What: A preventive warning under GDPR Article 58.2(a), reference EXP202602591, cautioning that Tools for Humanity's planned biometric processing activities in Spain - including the iris and facial scanning conducted by its Orb device for World ID verification - may violate GDPR. Specific concerns include insufficient data protection impact assessments, questions about whether iris code processing constitutes biometric special category data under GDPR Article 9, and transparency gaps in the company's privacy documentation regarding legal bases and user rights.
When: The warning was issued on February 13, 2026, following receipt of a formal notification from Tools for Humanity's DPO on January 23, 2026, and a review of the company's publicly available documentation as of February 6, 2026.
Where: The warning concerns planned operations in Spain, specifically a new location in Barcelona that Tools for Humanity announced as its first operational site in the country's relaunch. The corporate entity subject to the warning, Tools for Humanity GmbH, is based in Germany and serves as the designated single EU establishment for Orb-related processing under GDPR Article 56.

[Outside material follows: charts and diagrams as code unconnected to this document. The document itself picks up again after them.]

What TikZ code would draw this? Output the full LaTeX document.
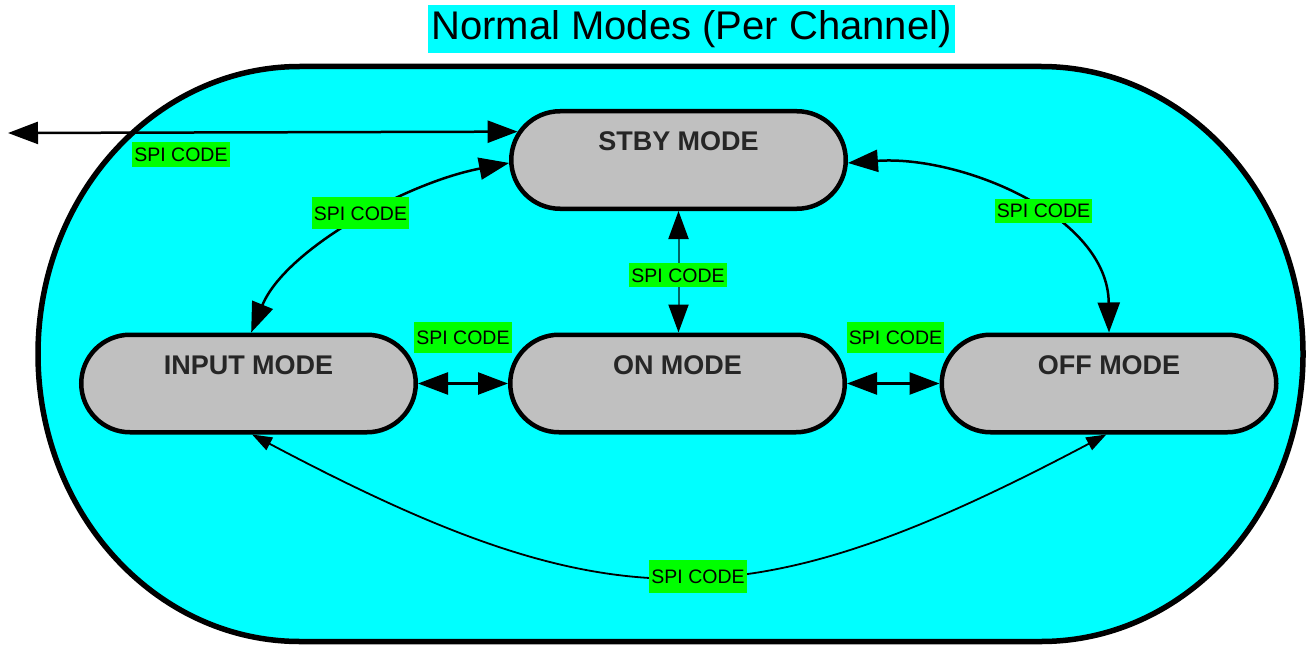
\documentclass[tikz,border=0pt]{standalone}
\usepackage{fontspec}
\setmainfont{Liberation Sans}
\usetikzlibrary{arrows.meta,shapes.misc}
\definecolor{bgcyan}{RGB}{0,255,255}
\definecolor{modegray}{RGB}{192,192,192}
\definecolor{spigreen}{RGB}{0,255,0}
\definecolor{tealline}{RGB}{0,100,100}
\begin{document}
\begin{tikzpicture}[x=1pt,y=-1pt,
  mode/.style={rounded rectangle, draw=black, line width=4.5pt, fill=modegray,
    minimum width=334.5pt, minimum height=97.5pt,
    font=\fontsize{27}{30}\selectfont\bfseries, text=black!85,
    text height=20pt, text depth=38pt, inner sep=0pt},
  spi/.style={fill=spigreen, font=\fontsize{19.5}{22}\selectfont,
    inner xsep=2pt, inner ysep=0pt, text height=14pt, text depth=0pt},
  conn/.style={line width=2.5pt,
    {Triangle[length=30pt,width=22pt]}-{Triangle[length=30pt,width=22pt]}},
  thinconn/.style={line width=1.8pt,
    {Triangle[length=20pt,width=14pt]}-{Triangle[length=20pt,width=14pt]}}]
\useasboundingbox (0,0) rectangle (1308,647);
% outer container
\draw[line width=5.5pt, fill=bgcyan]
  (300,66.5) -- (1041,66.5)
  .. controls (1185.7,66.5) and (1303,195.2) .. (1303,354)
  .. controls (1303,512.8) and (1185.7,641.5) .. (1041,641.5)
  -- (300,641.5)
  .. controls (155.3,641.5) and (38,512.8) .. (38,354)
  .. controls (38,195.2) and (155.3,66.5) .. (300,66.5) -- cycle;
% title
\node[fill=bgcyan, minimum width=527pt, minimum height=48pt, inner sep=0pt,
  font=\fontsize{40}{44}\selectfont] (title) at (691.5,29.5) {Normal Modes (Per Channel)};
% modes
\node[mode] (stby) at (678.5,160) {STBY MODE};
\node[mode] (input) at (248.5,383.5) {INPUT MODE};
\node[mode] (on) at (677.5,383.5) {ON MODE};
\node[mode] (off) at (1109,383.5) {OFF MODE};
% connectors
\coordinate (ext) at (8,133);
\draw[conn] (ext) -- (stby.170.4);
\draw[conn] (stby.181) .. controls (405,183) and (285,250) .. (input.87);
\draw[conn] (stby.359) .. controls (960,155) and (1108,215) .. (off.north);
\draw[line width=2pt, draw=tealline,
  {Triangle[length=28pt,width=20pt,color=black]}-{Triangle[length=28pt,width=20pt,color=black]}]
  (stby.south) -- (stby.south |- on.north);
\draw[conn] (input.east) -- (on.west);
\draw[conn] (on.east) -- (off.west);
\draw[thinconn] (input.274) .. controls (610,624) and (748,624) .. (off.267);
% labels
\node[spi, minimum height=25pt] (l1) at (181,154.5) {SPI CODE};
\node[spi, minimum height=32pt] (l2) at (360.5,213) {SPI CODE};
\node[spi, minimum height=24pt] (l3) at (1043.5,211) {SPI CODE};
\node[spi, minimum height=24pt] (l4) at (678,275) {SPI CODE};
\node[spi, minimum height=31pt] (l5) at (463,337.5) {SPI CODE};
\node[spi, minimum height=31pt] (l6) at (895.5,337.5) {SPI CODE};
\node[spi, minimum height=33pt] (l7) at (698,576.5) {SPI CODE};
\end{tikzpicture}
\end{document}
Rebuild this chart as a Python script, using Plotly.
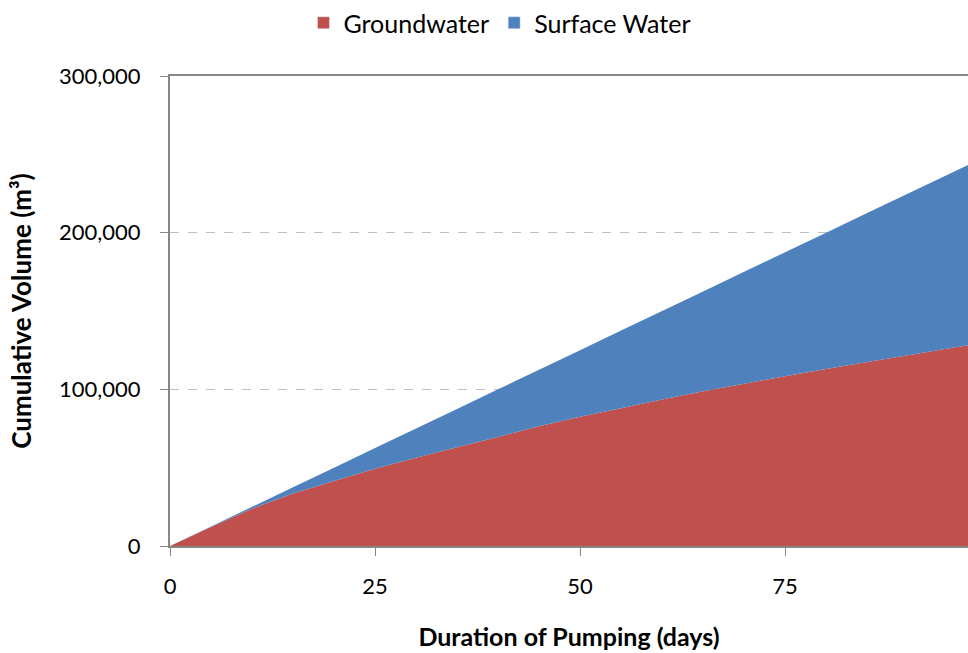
import plotly.graph_objects as go

days = [0, 5, 10, 15, 20, 25, 30, 35, 40, 45, 50, 55, 60, 65, 70, 75, 80, 85, 90, 95, 100]
groundwater = [0, 12200, 23800, 33500, 41500, 49300, 56300, 63000, 69600, 76500, 82500,
               88000, 93500, 98800, 103600, 108300, 113000, 117500, 121800, 126200, 130500]
surface_water = [0, 300, 1200, 4000, 8500, 13200, 18700, 24500, 30400, 36000, 42500,
                 49500, 56500, 63700, 71400, 79200, 87000, 95000, 103200, 111300, 119500]
x_ticks = [0, 25, 50, 75]
y_ticks = [0, 100000, 200000, 300000]
y_tick_labels = ["0", "100,000", "200,000", "300,000"]

FONT = "Lato, 'Open Sans', sans-serif"
RED = "#C0504D"
BLUE = "#4F81BD"

fig = go.Figure()
fig.add_trace(go.Scatter(x=days, y=groundwater, name="Groundwater", stackgroup="one",
                         mode="none", fillcolor=RED, line=dict(width=0), showlegend=False))
fig.add_trace(go.Scatter(x=days, y=surface_water, name="Surface Water", stackgroup="one",
                         mode="none", fillcolor=BLUE, line=dict(width=0), showlegend=False))
# legend entries (square swatches)
fig.add_trace(go.Bar(x=[None], y=[None], name="Groundwater", marker=dict(color=RED)))
fig.add_trace(go.Bar(x=[None], y=[None], name="Surface Water", marker=dict(color=BLUE)))

fig.update_layout(
    width=968, height=653,
    margin=dict(l=170, r=0, t=76, b=107, autoexpand=False),
    plot_bgcolor="white", paper_bgcolor="white",
    font=dict(family=FONT, size=22, color="#000000"),
    showlegend=True,
    legend=dict(orientation="h", x=0.4135, xanchor="center", yref="container", y=1.0,
                yanchor="top", font=dict(size=25), traceorder="normal", itemwidth=30),
    xaxis=dict(range=[0, 97.3], tickvals=x_ticks, ticks="outside", ticklen=8,
               tickcolor="#868686", showline=True, linecolor="#868686", linewidth=2,
               mirror=True, showgrid=False, zeroline=False, ticklabelstandoff=12,
               title=dict(text="<b>Duration of Pumping (days)</b>", font=dict(size=25), standoff=30)),
    yaxis=dict(range=[0, 300000], tickvals=y_ticks, ticktext=y_tick_labels, ticks="outside",
               ticklen=8, tickcolor="#868686", showline=True, linecolor="#868686", linewidth=2,
               showgrid=True, gridcolor="#BFBFBF", griddash="dash", gridwidth=1,
               zeroline=False, ticklabelstandoff=15,
               title=dict(text="<b>Cumulative Volume (m³)</b>", font=dict(size=26), standoff=20)),
)

fig.write_html("out.html", config={"displayModeBar": False},
               post_script="document.body.style.margin='0';document.body.style.overflow='hidden';")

Why: The AEPD deployed its precautionary powers under GDPR Article 58.2(a) after reviewing DPIA documentation and public privacy materials from Tools for Humanity and identifying potential gaps in the company's justification for processing iris-derived biometric data at scale. Key concerns include whether the DPIAs adequately demonstrate necessity and proportionality, whether non-biometric alternatives were properly evaluated, whether the personal custody model genuinely delivers user control, and whether transparency obligations have been met in relation to the legal bases for biometric processing.